Would you print the material exactly, starting at its first line and ending at the line holding "const seriesNames = ['Intact"?

═════ Provided material ═════

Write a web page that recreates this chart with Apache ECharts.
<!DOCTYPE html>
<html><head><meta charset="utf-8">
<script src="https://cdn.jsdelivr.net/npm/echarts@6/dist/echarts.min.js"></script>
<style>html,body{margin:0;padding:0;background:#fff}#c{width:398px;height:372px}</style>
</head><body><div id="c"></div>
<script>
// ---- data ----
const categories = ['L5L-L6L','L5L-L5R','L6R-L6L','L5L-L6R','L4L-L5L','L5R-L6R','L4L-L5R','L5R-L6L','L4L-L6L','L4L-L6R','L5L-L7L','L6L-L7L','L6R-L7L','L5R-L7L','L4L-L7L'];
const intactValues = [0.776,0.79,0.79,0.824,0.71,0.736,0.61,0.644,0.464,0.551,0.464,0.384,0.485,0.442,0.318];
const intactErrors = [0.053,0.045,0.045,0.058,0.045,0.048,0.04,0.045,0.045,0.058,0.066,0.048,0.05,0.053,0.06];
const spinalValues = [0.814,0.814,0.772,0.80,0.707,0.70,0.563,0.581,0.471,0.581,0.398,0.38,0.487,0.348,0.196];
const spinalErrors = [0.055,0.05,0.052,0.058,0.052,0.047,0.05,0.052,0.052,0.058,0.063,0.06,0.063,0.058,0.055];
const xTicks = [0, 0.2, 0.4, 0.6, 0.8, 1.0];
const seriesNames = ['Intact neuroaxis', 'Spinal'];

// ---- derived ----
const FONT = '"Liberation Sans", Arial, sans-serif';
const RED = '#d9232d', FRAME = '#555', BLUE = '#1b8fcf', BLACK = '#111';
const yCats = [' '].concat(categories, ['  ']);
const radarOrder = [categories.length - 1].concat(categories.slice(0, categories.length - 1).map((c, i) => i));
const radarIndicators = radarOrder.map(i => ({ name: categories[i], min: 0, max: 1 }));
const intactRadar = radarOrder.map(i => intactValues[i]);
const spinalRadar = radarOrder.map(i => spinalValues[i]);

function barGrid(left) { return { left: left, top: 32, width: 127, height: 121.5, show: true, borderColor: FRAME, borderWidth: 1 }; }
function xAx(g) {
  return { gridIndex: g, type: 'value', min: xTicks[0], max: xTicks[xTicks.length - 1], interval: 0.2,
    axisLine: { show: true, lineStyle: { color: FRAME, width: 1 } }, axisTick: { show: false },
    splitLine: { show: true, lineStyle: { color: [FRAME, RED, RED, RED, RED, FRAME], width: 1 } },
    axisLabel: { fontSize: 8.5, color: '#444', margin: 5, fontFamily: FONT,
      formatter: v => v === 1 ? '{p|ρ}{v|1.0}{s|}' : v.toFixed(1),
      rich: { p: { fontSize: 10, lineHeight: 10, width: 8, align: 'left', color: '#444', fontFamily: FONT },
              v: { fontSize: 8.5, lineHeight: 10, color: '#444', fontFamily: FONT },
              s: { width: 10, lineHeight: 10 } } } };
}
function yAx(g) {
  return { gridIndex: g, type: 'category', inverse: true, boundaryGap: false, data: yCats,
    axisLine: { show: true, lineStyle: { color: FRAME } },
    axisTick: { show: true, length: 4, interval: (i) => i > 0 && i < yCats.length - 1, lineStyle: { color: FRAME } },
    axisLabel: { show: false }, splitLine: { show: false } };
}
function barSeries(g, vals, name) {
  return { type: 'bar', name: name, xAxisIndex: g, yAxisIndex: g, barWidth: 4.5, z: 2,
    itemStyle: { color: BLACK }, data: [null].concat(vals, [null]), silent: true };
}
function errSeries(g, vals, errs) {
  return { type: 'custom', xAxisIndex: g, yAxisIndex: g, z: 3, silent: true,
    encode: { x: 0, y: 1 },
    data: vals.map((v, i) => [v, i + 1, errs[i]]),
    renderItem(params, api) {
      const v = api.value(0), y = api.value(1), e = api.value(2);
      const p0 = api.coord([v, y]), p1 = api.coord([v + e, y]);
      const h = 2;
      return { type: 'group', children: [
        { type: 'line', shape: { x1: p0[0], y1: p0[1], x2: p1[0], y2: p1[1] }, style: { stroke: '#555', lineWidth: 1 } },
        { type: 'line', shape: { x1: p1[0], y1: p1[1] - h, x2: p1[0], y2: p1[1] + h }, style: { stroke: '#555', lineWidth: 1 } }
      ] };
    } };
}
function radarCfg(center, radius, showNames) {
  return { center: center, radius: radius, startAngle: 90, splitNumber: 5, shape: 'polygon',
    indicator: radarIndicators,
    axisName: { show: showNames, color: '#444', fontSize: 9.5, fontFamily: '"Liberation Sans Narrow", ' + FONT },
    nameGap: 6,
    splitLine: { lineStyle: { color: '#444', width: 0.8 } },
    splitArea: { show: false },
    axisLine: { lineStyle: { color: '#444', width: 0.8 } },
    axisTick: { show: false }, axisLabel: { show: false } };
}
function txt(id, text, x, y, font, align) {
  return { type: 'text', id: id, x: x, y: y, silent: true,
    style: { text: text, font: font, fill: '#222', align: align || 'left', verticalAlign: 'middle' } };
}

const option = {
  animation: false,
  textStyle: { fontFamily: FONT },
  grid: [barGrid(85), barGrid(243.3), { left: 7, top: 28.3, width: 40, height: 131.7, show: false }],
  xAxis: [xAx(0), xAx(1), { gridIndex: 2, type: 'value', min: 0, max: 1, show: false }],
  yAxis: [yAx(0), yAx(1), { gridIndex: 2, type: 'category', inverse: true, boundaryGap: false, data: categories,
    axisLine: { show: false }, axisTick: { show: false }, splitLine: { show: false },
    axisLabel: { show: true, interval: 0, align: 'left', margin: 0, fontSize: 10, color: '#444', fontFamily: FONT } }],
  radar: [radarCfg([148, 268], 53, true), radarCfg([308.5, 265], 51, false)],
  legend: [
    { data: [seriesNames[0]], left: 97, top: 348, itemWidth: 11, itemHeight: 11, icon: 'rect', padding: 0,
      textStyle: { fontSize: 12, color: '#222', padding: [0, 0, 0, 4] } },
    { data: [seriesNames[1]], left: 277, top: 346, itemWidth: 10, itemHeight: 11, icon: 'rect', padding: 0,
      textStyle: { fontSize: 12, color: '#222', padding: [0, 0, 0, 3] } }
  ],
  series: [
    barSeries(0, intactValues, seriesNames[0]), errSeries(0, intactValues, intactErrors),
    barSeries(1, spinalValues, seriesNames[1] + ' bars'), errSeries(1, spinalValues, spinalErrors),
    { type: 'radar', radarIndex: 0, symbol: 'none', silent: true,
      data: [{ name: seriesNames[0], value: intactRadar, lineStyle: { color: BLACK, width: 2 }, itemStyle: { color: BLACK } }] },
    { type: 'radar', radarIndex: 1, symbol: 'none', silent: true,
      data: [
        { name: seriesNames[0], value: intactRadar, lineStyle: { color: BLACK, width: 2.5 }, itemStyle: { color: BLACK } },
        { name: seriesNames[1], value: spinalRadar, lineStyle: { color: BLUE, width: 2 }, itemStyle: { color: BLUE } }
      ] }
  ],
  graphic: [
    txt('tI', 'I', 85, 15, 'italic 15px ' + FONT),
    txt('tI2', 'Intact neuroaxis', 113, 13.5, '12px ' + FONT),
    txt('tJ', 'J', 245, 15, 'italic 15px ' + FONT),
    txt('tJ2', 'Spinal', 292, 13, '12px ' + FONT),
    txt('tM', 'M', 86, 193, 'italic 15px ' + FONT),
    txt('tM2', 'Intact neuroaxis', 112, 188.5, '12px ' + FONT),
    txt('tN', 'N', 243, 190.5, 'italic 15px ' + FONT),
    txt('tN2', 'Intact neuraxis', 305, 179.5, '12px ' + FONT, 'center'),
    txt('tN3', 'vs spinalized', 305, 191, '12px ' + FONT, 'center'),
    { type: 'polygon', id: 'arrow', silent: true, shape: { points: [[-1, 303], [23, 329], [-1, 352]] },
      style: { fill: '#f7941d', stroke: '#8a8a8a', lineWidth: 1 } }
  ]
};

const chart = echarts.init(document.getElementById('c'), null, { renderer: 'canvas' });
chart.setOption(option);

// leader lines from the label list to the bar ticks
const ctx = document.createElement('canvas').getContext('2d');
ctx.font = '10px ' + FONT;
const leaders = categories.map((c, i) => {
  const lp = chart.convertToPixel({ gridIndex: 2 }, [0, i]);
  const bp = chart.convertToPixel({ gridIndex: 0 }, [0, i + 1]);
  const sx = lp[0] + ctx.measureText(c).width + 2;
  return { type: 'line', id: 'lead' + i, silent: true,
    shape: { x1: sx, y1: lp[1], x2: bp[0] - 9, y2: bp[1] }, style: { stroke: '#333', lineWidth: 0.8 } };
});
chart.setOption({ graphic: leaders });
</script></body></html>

═════

▶ **Exercise result**:
Write a web page that recreates this chart with Apache ECharts.
<!DOCTYPE html>
<html><head><meta charset="utf-8">
<script src="https://cdn.jsdelivr.net/npm/echarts@6/dist/echarts.min.js"></script>
<style>html,body{margin:0;padding:0;background:#fff}#c{width:398px;height:372px}</style>
</head><body><div id="c"></div>
<script>
// ---- data ----
const categories = ['L5L-L6L','L5L-L5R','L6R-L6L','L5L-L6R','L4L-L5L','L5R-L6R','L4L-L5R','L5R-L6L','L4L-L6L','L4L-L6R','L5L-L7L','L6L-L7L','L6R-L7L','L5R-L7L','L4L-L7L'];
const intactValues = [0.776,0.79,0.79,0.824,0.71,0.736,0.61,0.644,0.464,0.551,0.464,0.384,0.485,0.442,0.318];
const intactErrors = [0.053,0.045,0.045,0.058,0.045,0.048,0.04,0.045,0.045,0.058,0.066,0.048,0.05,0.053,0.06];
const spinalValues = [0.814,0.814,0.772,0.80,0.707,0.70,0.563,0.581,0.471,0.581,0.398,0.38,0.487,0.348,0.196];
const spinalErrors = [0.055,0.05,0.052,0.058,0.052,0.047,0.05,0.052,0.052,0.058,0.063,0.06,0.063,0.058,0.055];
const xTicks = [0, 0.2, 0.4, 0.6, 0.8, 1.0];
const seriesNames = ['Intact neuroaxis', 'Spinal'];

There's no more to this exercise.